In Franklin County, bail amounts tended to be set higher, according to the analysis.
The median bail amount for all cases was more than twice that of Cumberland County in 2015, with black defendants having a median bail of $35,000 and white defendants having a median bail of $25,000, the analysis showed.
For cases involving aggravated assault charges, black defendants were expected on average to post $100,000 to be released, while white defendants had a median bail of $50,000, according to court records.
“The idea is that putting someone in jail, for even a short amount of time, can be hugely consequential,” Schwartztol said. “... The idea is that there’s really not that many people who are going to need to be held in advance of a trial. Typically, that’s going to be a pretty small number.”
Jurisdictions like Washington, D.C., have moved away from cash bail successfully, Schwartztol said, by using a combination of risk assessment tools and pretrial services.
A risk assessment tool, which is a short form that gauges a defendant’s risk to appear for trial and danger to society, is used at the beginning of court proceedings. Depending on the risk assessment outcome, defendants can be released and supervised to different degrees through probation-like pretrial services or held in jail until the outcome of their case.
Only about 10 percent of all cases fall into the latter category, and the overwhelming majority of defendants are released pretrial.
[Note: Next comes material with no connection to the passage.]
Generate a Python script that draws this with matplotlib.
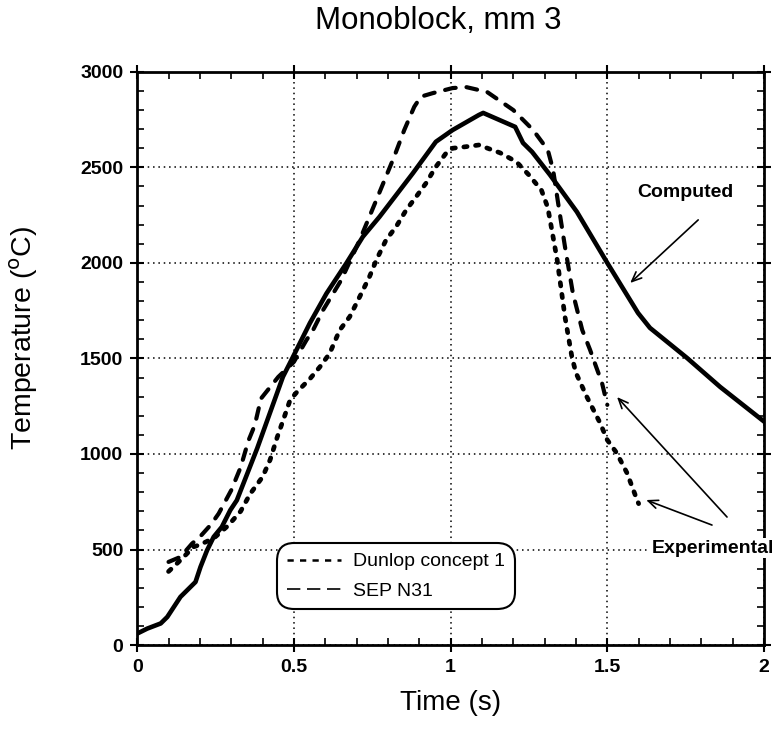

“The question of risk assessment is spurring opposition, sometimes by people who are invested in the status quo, but shows real promise in changing how pretrial works,” Schwartztol said. “But, it’s critically important that if you’re going to do it, that you do it right, and at the front end, jurisdictions are being thoughtful and deliberate about structuring risk assessment in a way that achieves the goals it’s meant to achieve.”
A primer on the bail system titled “Moving Beyond Money” is available on the Harvard Law School Criminal Justice Policy Program’s website at cjpp.law.harvard.edu.